Meredith Corp. is one of the few exceptions among major publishers, with no titles yet in Eastern Europe. But John Zieser, VP-corporate development, general counsel and secretary, believes parenting titles are poised for growth. "Let's face it: Raising children is one of the few things that cut across all cultures," he says while noting the relative paucity of such magazines in most Eastern European markets. "You might have one or two local titles to go up against," he says, "but they tend not to have first-class photography and design."

Meredith has inked 11 international licensing deals in the last year, and expects to be up and running in Eastern Europe within the next 12 months. Among its stable of U.S. titles are Family Circle, Child and Parents.

Women's lifestyle titles are thought to have the most potential, given the success of Cosmopolitan, Vogue and Glamour. "Women are the primary buyers of magazines [in the U.S.]. Why should it be any different over there?" asks Hearst's Mr. Green. Adds Mr. Zieser: "As you see these economies developing, the concept of the female having the purchasing power in the household will eventually take hold."

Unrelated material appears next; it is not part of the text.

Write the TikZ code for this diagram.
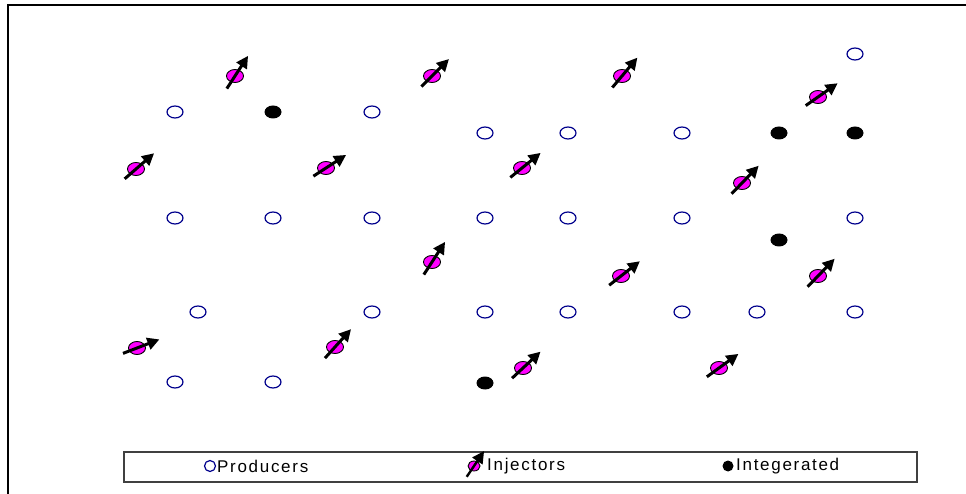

Everybody seems quite bullish on Russia, despite the crowded competitive landscape. Beyond that, the prospects appear less clear-cut. Jonathan Newhouse, chairman of Conde Nast International, says his company will shun some of the smaller markets. "It's a question of scale," he says, "so they're not really of interest to us. You're not going to see an Albanian Glamour anytime soon."

Mr. Colvin, on the other hand, sees opportunities for Dennis titles in markets big and small: "The smaller [countries], they add up."

Then there's Mr. Green, who barely pauses for breath during a market-by-market assessment: "Romania is pretty close to being energy-independent; the economy there is tough but improving. Bulgaria's pretty far behind. The Baltic countries have potential, but they're small. Poland and the Czech Republic are positive from an economy standpoint, but there's so much competition that there are limited possibilities for good margins.

"Don't forget that it's one thing to publish in these countries and have a perceived presence there, but you're in business to make money."